Allerdings sind es wohl andere Faktoren, die maßgeblich dazu beigetragen haben, dass der einer alteingesessenen Händlerfamilie aus der Hafenstadt Tripoli im Norden des Landes entstammende Mikati zum dritten Mal an die Spitze einer Regierung tritt: Er ist sunnitischer Muslim, was nach der Verfassung des multikonfessionellen Landes Voraussetzung ist. Der Präsidentenposten ist einem Christen vorbehalten, Parlamentssprecher kann nur ein schiitischer Muslim werden.

Mikati ist überdies Teil der politischen Elite, gehörte bereits von 1998 bis 2004 drei Kabinetten an, war Parlamentsabgeordneter. Zugleich entstammt er nicht einer der politischen Dynastien in Libanon, was ihn als Kompromisskandidaten für einige der zerstrittenen Parteien eher akzeptabel machte als Saad al-Hariri. Dieser hatte im Streit mit Präsident Michel Aoun zuvor sein Mandat zur Regierungsbildung zurückgegeben.

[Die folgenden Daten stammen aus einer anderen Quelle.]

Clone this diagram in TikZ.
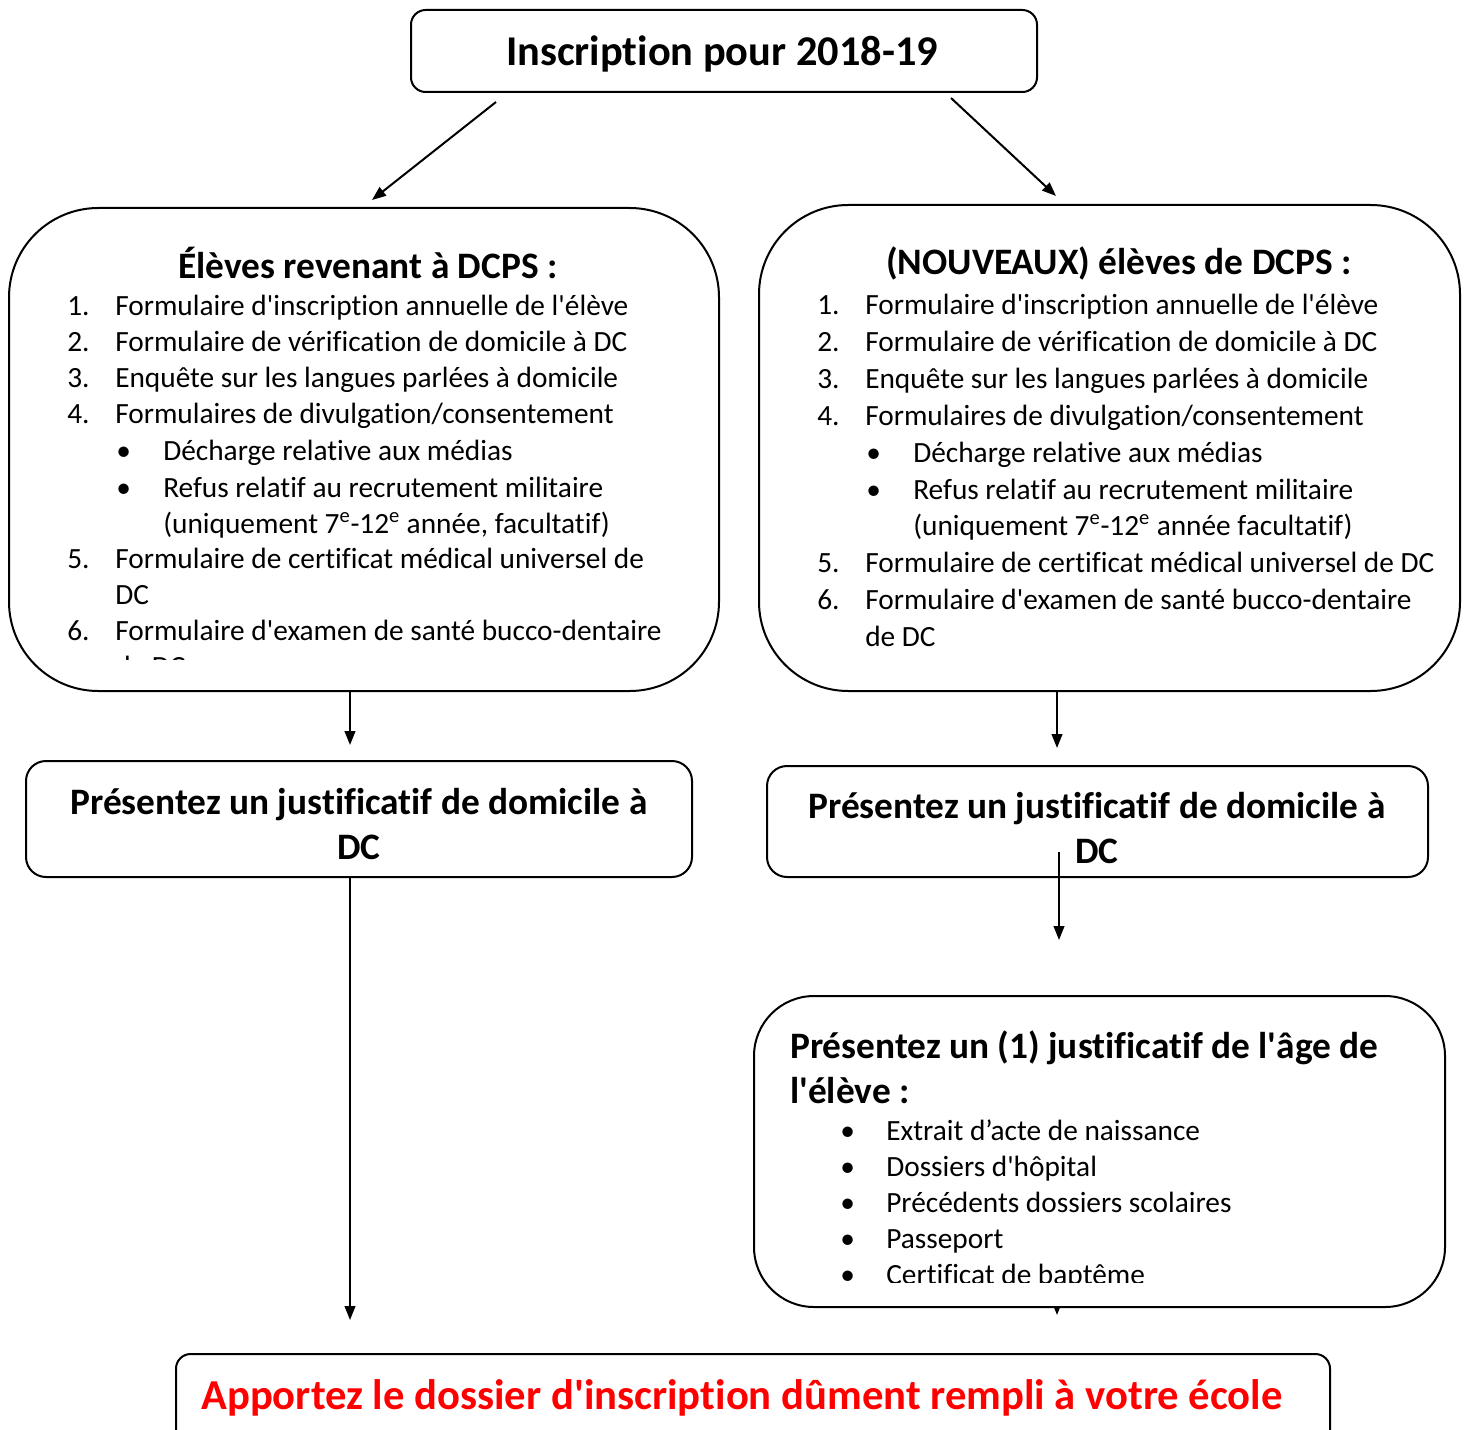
\documentclass[tikz,border=0pt]{standalone}
\usepackage{fontspec}
\setmainfont{Carlito}[Ligatures={TeXOff,NoCommon}]
\usetikzlibrary{arrows.meta}
\begin{document}
\begin{tikzpicture}[x=0.75pt,y=-0.75pt,
  box/.style={draw, line width=1.5pt, fill=white, inner sep=0},
  arr/.style={-{Triangle[length=10.5pt,width=8pt]}, line width=1.5pt},
  body/.style={inner sep=0, anchor=base west, font=\fontsize{22}{26}\selectfont},
  head/.style={inner sep=0, anchor=base, font=\fontsize{28}{32}\selectfont\bfseries},
  big/.style={inner sep=0, anchor=base, font=\fontsize{28}{32}\selectfont\bfseries},
  bigw/.style={inner sep=0, anchor=base west, font=\fontsize{28}{32}\selectfont\bfseries}]
\useasboundingbox (0,0) rectangle (1466,1430);

% boxes
\node[box, rounded corners=11pt, minimum width=469.5pt, minimum height=61.5pt] (top) at (724,51) {};
\node[inner sep=0, anchor=base, font=\fontsize{31.8}{36}\selectfont\bfseries] (toptxt) at (722,66) {Inscription pour 2018-19};

\node[box, rounded corners=67pt, minimum width=532.5pt, minimum height=362.25pt] (lbig) at (364,449.5) {};
\node[box, rounded corners=67pt, minimum width=525.75pt, minimum height=364.5pt] (rbig) at (1109.5,448) {};
\node[box, rounded corners=15pt, minimum width=499.5pt, minimum height=87pt] (lmid) at (359,819) {};
\node[box, rounded corners=15pt, minimum width=495.75pt, minimum height=83.25pt] (rmid) at (1097.5,821.5) {};

% small arrow below age box (mostly hidden)
\coordinate (a6s) at (1057,1290);
\coordinate (a6e) at (1057,1315);
\draw[arr] (a6s) -- (a6e);
\node[box, rounded corners=45pt, minimum width=518.25pt, minimum height=233.25pt] (rage) at (1099.5,1151.5) {};
\node[box, rounded corners=11pt, minimum width=865.5pt, minimum height=72pt] (final) at (753,1402) {};

% arrows
\coordinate (a1s) at (496,102); \coordinate (a1e) at (372,200);
\coordinate (a2s) at (951,98);  \coordinate (a2e) at (1056,196);
\coordinate (a3s) at (350,691); \coordinate (a3e) at (350,745);
\coordinate (a4s) at (1057,691); \coordinate (a4e) at (1057,748);
\coordinate (a5s) at (350,877); \coordinate (a5e) at (350,1320);
\coordinate (a7s) at (1059,852); \coordinate (a7e) at (1059,940);
\draw[arr] (a1s) -- (a1e);
\draw[arr] (a2s) -- (a2e);
\draw[arr] (a3s) -- (a3e);
\draw[arr] (a4s) -- (a4e);
\draw[arr] (a5s) -- (a5e);

% left big box text
\node[head] (lh) at (368,278) {Élèves revenant à DCPS :};
\begin{scope}
\clip (0,0) rectangle (1466,659);
\node[body] (ln1) at (67,315) {1.}; \node[body] (lt1) at (115,315) {Formulaire d'inscription annuelle de l'élève};
\node[body] (ln2) at (67,351) {2.}; \node[body] (lt2) at (115,351) {Formulaire de vérification de domicile à DC};
\node[body] (ln3) at (67,387) {3.}; \node[body] (lt3) at (115,387) {Enquête sur les langues parlées à domicile};
\node[body] (ln4) at (67,423) {4.}; \node[body] (lt4) at (115,423) {Formulaires de divulgation/consentement};
\node[body] (lb1) at (116,460) {•}; \node[body] (lbt1) at (163,460) {Décharge relative aux médias};
\node[body] (lb2) at (116,497) {•}; \node[body] (lbt2) at (163,497) {Refus relatif au recrutement militaire};
\node[body] (lbt3) at (163,533) {(uniquement 7\textsuperscript{e}-12\textsuperscript{e} année, facultatif)};
\node[body] (ln5) at (67,568) {5.}; \node[body] (lt5) at (115,568) {Formulaire de certificat médical universel de};
\node[body] (lt5b) at (115,604) {DC};
\node[body] (ln6) at (67,640) {6.}; \node[body] (lt6) at (115,640) {Formulaire d'examen de santé bucco-dentaire};
\node[body] (lt6b) at (115,676) {de DC};
\end{scope}

% right big box text
\node[head] (rh) at (1119,275) {(NOUVEAUX) élèves de DCPS :};
\node[body] (rn1) at (817,314) {1.}; \node[body] (rt1) at (865,314) {Formulaire d'inscription annuelle de l'élève};
\node[body] (rn2) at (817,351) {2.}; \node[body] (rt2) at (865,351) {Formulaire de vérification de domicile à DC};
\node[body] (rn3) at (817,388) {3.}; \node[body] (rt3) at (865,388) {Enquête sur les langues parlées à domicile};
\node[body] (rn4) at (817,425) {4.}; \node[body] (rt4) at (865,425) {Formulaires de divulgation/consentement};
\node[body] (rb1) at (866,462) {•}; \node[body] (rbt1) at (913,462) {Décharge relative aux médias};
\node[body] (rb2) at (866,499) {•}; \node[body] (rbt2) at (913,499) {Refus relatif au recrutement militaire};
\node[body] (rbt3) at (913,535) {(uniquement 7\textsuperscript{e}-12\textsuperscript{e} année facultatif)};
\node[body] (rn5) at (817,572) {5.}; \node[body] (rt5) at (865,572) {Formulaire de certificat médical universel de DC};
\node[body] (rn6) at (817,609) {6.}; \node[body] (rt6) at (865,609) {Formulaire d'examen de santé bucco-dentaire};
\node[body] (rt6b) at (865,646) {de DC};

% middle boxes text
\node[big] (lm1) at (359,814) {Présentez un justificatif de domicile à};
\node[big] (lm2) at (359,859) {DC};
\node[big] (rm1) at (1097,818) {Présentez un justificatif de domicile à};
\begin{scope}
\clip (0,0) rectangle (1466,866);
\node[big] (rm2) at (1097,863) {DC};
\end{scope}
\draw[arr] (a7s) -- (a7e);

% age box text
\node[bigw] (ag1) at (790,1058) {Présentez un (1) justificatif de l'âge de};
\node[bigw] (ag2) at (790,1103) {l'élève :};
\begin{scope}
\clip (0,0) rectangle (1466,1282);
\node[body] (gb1) at (840,1140) {•}; \node[body] (gt1) at (886,1140) {Extrait d’acte de naissance};
\node[body] (gb2) at (840,1176) {•}; \node[body] (gt2) at (886,1176) {Dossiers d'hôpital};
\node[body] (gb3) at (840,1212) {•}; \node[body] (gt3) at (886,1212) {Précédents dossiers scolaires};
\node[body] (gb4) at (840,1248) {•}; \node[body] (gt4) at (886,1248) {Passeport};
\node[body] (gb5) at (840,1284) {•}; \node[body] (gt5) at (886,1284) {Certificat de baptême};
\end{scope}

% final
\node[inner sep=0, anchor=base, text=red, font=\fontsize{32}{36}\selectfont\bfseries] (fin) at (742,1409) {Apportez le dossier d'inscription dûment rempli à votre école};
\end{tikzpicture}
\end{document}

Mit Tränen in den Augen sprach Mikati jüngst vor den Kameras über die katastrophale Lage im Land und das Leiden der Menschen. Nicht jeder in Libanon nimmt ihm die Betroffenheit ab, denn die Superreichen führen dort ein luxuriöses Leben, auch wenn der Rest des Landes kaum noch Strom, Wasser, Benzin oder Nahrung hat. Mikati beklagte die Abwanderung vor allem junger Menschen und versicherte, er könne den Schmerz jeder Mutter nachvollziehen - auch seine drei Kinder lebten im Ausland.

Emmanuel Macron gilt als einer seiner Unterstützer

International ist Mikati akzeptiert, Frankreichs Präsident Emmanuel Macron soll beteiligt gewesen sein an Vermittlungsbemühungen, die ihn ins Amt brachten. Mikati hat angekündigt, mit dem Internationalen Währungsfonds über ein Rettungspaket zu verhandeln. Dies ist in Libanon umstritten, weil Einschnitte bei Subventionen und anderen staatlichen Leistungen die Folge sein dürften. Allerdings hat der Staat längst kein Geld mehr, diese Zahlungen noch zu leisten. Auch will der neue Premier in den sunnitischen Golfstaaten um Hilfe werben. Saudi-Arabien und die Vereinigten Arabischen Emirate hatten ihre Unterstützung heruntergefahren, weil aus ihrer Sicht die von Iran kontrollierte Schiiten-Miliz Hisbollah zu viel Einfluss hat in Libanon.

Ob Mikati allerdings die vom Westen geforderten grundlegenden Reformen gegen die Interessen der politischen Klasse und der Reichen durchsetzt, ist zumindest fraglich. Auch gegen ihn sind immer wieder Korruptionsvorwürfe erhoben worden. 2019 leitete die Staatsanwaltschaft ein Ermittlungsverfahren gegen ihn ein wegen des Verdachts der unerlaubten Bereicherung durch geförderte Wohnungsbaudarlehen. Mikati wies die Vorwürfe als politisch motiviert zurück; sie waren inmitten von Protesten gegen Korruption und die politische Klasse des Landes aufgekommen. Aufgeklärt worden sind sie bis heute nicht.